● **EXERCISE GOAL**: Exclude the pictures and reproduce the remaining data exactly as written.

● **EXTRACTED ENTRIES**:
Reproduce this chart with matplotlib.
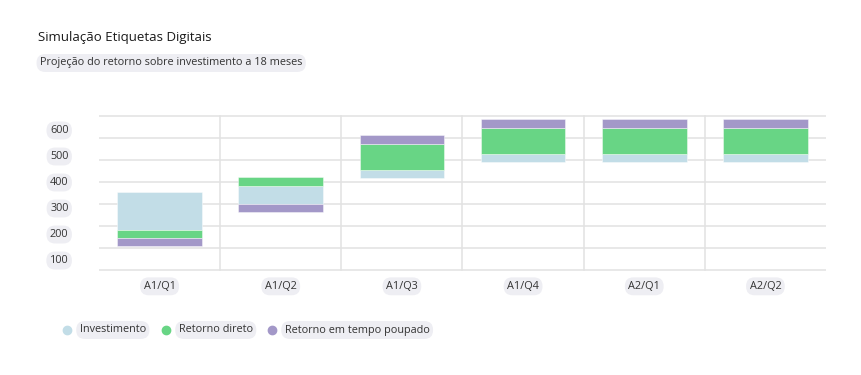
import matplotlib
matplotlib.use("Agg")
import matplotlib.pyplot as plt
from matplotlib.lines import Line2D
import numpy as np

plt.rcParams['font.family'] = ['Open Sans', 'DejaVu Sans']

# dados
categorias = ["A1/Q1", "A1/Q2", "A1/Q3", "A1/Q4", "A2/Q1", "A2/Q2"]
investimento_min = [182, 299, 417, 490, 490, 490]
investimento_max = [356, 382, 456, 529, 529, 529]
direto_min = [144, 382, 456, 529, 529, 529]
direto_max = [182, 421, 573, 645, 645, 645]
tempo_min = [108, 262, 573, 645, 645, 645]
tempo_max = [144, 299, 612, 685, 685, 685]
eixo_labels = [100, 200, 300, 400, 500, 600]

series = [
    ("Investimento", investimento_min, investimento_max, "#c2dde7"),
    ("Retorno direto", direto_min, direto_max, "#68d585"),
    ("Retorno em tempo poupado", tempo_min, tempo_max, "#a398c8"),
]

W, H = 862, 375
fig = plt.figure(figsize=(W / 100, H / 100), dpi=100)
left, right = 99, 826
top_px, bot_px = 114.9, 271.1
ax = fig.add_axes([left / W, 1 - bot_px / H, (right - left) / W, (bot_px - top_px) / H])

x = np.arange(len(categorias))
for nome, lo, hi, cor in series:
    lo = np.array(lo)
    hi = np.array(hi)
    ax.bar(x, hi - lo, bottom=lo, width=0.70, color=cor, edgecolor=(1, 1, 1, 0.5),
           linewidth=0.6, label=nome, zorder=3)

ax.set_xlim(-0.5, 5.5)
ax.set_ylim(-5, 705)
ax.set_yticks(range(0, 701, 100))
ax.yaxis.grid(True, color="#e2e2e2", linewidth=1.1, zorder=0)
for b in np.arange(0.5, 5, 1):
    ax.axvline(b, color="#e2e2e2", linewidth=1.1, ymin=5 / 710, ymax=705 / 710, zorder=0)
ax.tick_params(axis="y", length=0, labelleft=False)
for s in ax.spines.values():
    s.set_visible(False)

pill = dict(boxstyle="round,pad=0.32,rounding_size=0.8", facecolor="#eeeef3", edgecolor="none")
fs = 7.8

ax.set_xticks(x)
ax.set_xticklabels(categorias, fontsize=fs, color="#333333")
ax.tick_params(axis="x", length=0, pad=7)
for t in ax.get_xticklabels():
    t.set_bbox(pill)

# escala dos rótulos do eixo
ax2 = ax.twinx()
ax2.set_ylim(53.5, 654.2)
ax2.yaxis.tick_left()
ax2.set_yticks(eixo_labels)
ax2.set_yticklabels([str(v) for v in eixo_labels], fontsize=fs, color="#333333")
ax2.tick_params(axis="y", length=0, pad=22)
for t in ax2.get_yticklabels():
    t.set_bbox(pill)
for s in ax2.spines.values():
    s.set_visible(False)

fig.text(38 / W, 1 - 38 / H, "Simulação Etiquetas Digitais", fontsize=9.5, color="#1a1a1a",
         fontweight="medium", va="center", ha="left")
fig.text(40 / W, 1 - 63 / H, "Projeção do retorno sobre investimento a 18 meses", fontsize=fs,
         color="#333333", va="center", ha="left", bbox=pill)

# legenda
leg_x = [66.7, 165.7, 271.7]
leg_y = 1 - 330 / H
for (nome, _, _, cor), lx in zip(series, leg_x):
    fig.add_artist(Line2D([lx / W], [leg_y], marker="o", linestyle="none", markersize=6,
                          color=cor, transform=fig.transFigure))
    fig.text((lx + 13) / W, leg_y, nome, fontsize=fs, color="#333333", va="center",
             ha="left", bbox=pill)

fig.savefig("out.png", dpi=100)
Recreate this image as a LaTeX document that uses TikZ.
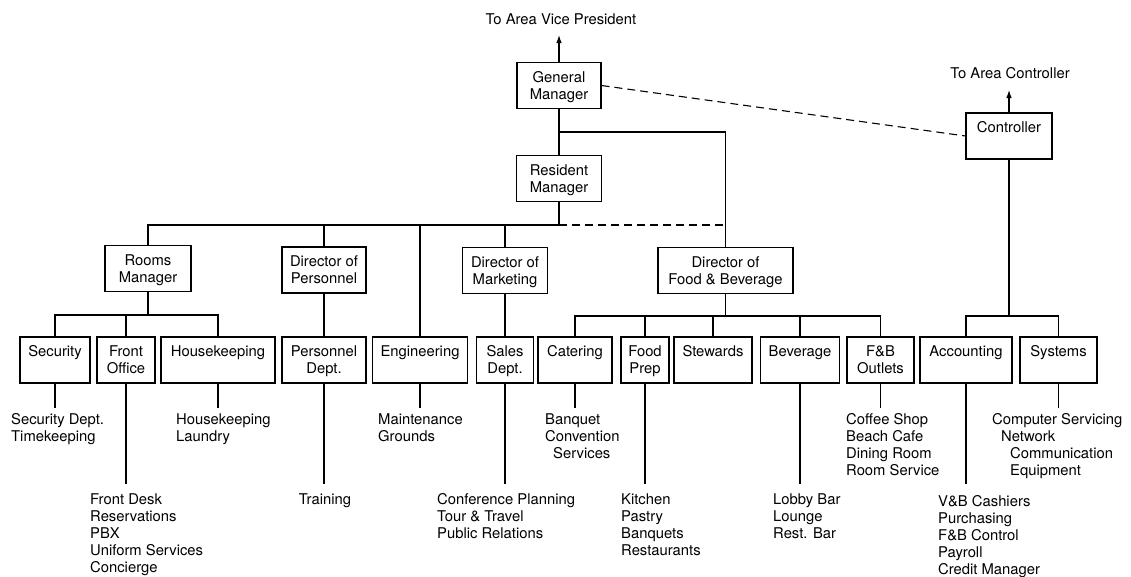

● **SOLUTION BELOW**:
Reproduce this chart with matplotlib.
import matplotlib
matplotlib.use("Agg")
import matplotlib.pyplot as plt
from matplotlib.lines import Line2D
import numpy as np

plt.rcParams['font.family'] = ['Open Sans', 'DejaVu Sans']

# dados
categorias = ["A1/Q1", "A1/Q2", "A1/Q3", "A1/Q4", "A2/Q1", "A2/Q2"]
investimento_min = [182, 299, 417, 490, 490, 490]
investimento_max = [356, 382, 456, 529, 529, 529]
direto_min = [144, 382, 456, 529, 529, 529]
direto_max = [182, 421, 573, 645, 645, 645]
tempo_min = [108, 262, 573, 645, 645, 645]
tempo_max = [144, 299, 612, 685, 685, 685]
eixo_labels = [100, 200, 300, 400, 500, 600]

series = [
    ("Investimento", investimento_min, investimento_max, "#c2dde7"),
    ("Retorno direto", direto_min, direto_max, "#68d585"),
    ("Retorno em tempo poupado", tempo_min, tempo_max, "#a398c8"),
]

W, H = 862, 375
fig = plt.figure(figsize=(W / 100, H / 100), dpi=100)
left, right = 99, 826
top_px, bot_px = 114.9, 271.1
ax = fig.add_axes([left / W, 1 - bot_px / H, (right - left) / W, (bot_px - top_px) / H])

x = np.arange(len(categorias))
for nome, lo, hi, cor in series:
    lo = np.array(lo)
    hi = np.array(hi)
    ax.bar(x, hi - lo, bottom=lo, width=0.70, color=cor, edgecolor=(1, 1, 1, 0.5),
           linewidth=0.6, label=nome, zorder=3)

ax.set_xlim(-0.5, 5.5)
ax.set_ylim(-5, 705)
ax.set_yticks(range(0, 701, 100))
ax.yaxis.grid(True, color="#e2e2e2", linewidth=1.1, zorder=0)
for b in np.arange(0.5, 5, 1):
    ax.axvline(b, color="#e2e2e2", linewidth=1.1, ymin=5 / 710, ymax=705 / 710, zorder=0)
ax.tick_params(axis="y", length=0, labelleft=False)
for s in ax.spines.values():
    s.set_visible(False)

pill = dict(boxstyle="round,pad=0.32,rounding_size=0.8", facecolor="#eeeef3", edgecolor="none")
fs = 7.8

ax.set_xticks(x)
ax.set_xticklabels(categorias, fontsize=fs, color="#333333")
ax.tick_params(axis="x", length=0, pad=7)
for t in ax.get_xticklabels():
    t.set_bbox(pill)

# escala dos rótulos do eixo
ax2 = ax.twinx()
ax2.set_ylim(53.5, 654.2)
ax2.yaxis.tick_left()
ax2.set_yticks(eixo_labels)
ax2.set_yticklabels([str(v) for v in eixo_labels], fontsize=fs, color="#333333")
ax2.tick_params(axis="y", length=0, pad=22)
for t in ax2.get_yticklabels():
    t.set_bbox(pill)
for s in ax2.spines.values():
    s.set_visible(False)

fig.text(38 / W, 1 - 38 / H, "Simulação Etiquetas Digitais", fontsize=9.5, color="#1a1a1a",
         fontweight="medium", va="center", ha="left")
fig.text(40 / W, 1 - 63 / H, "Projeção do retorno sobre investimento a 18 meses", fontsize=fs,
         color="#333333", va="center", ha="left", bbox=pill)

# legenda
leg_x = [66.7, 165.7, 271.7]
leg_y = 1 - 330 / H
for (nome, _, _, cor), lx in zip(series, leg_x):
    fig.add_artist(Line2D([lx / W], [leg_y], marker="o", linestyle="none", markersize=6,
                          color=cor, transform=fig.transFigure))
    fig.text((lx + 13) / W, leg_y, nome, fontsize=fs, color="#333333", va="center",
             ha="left", bbox=pill)

fig.savefig("out.png", dpi=100)
Recreate this image as a LaTeX document that uses TikZ.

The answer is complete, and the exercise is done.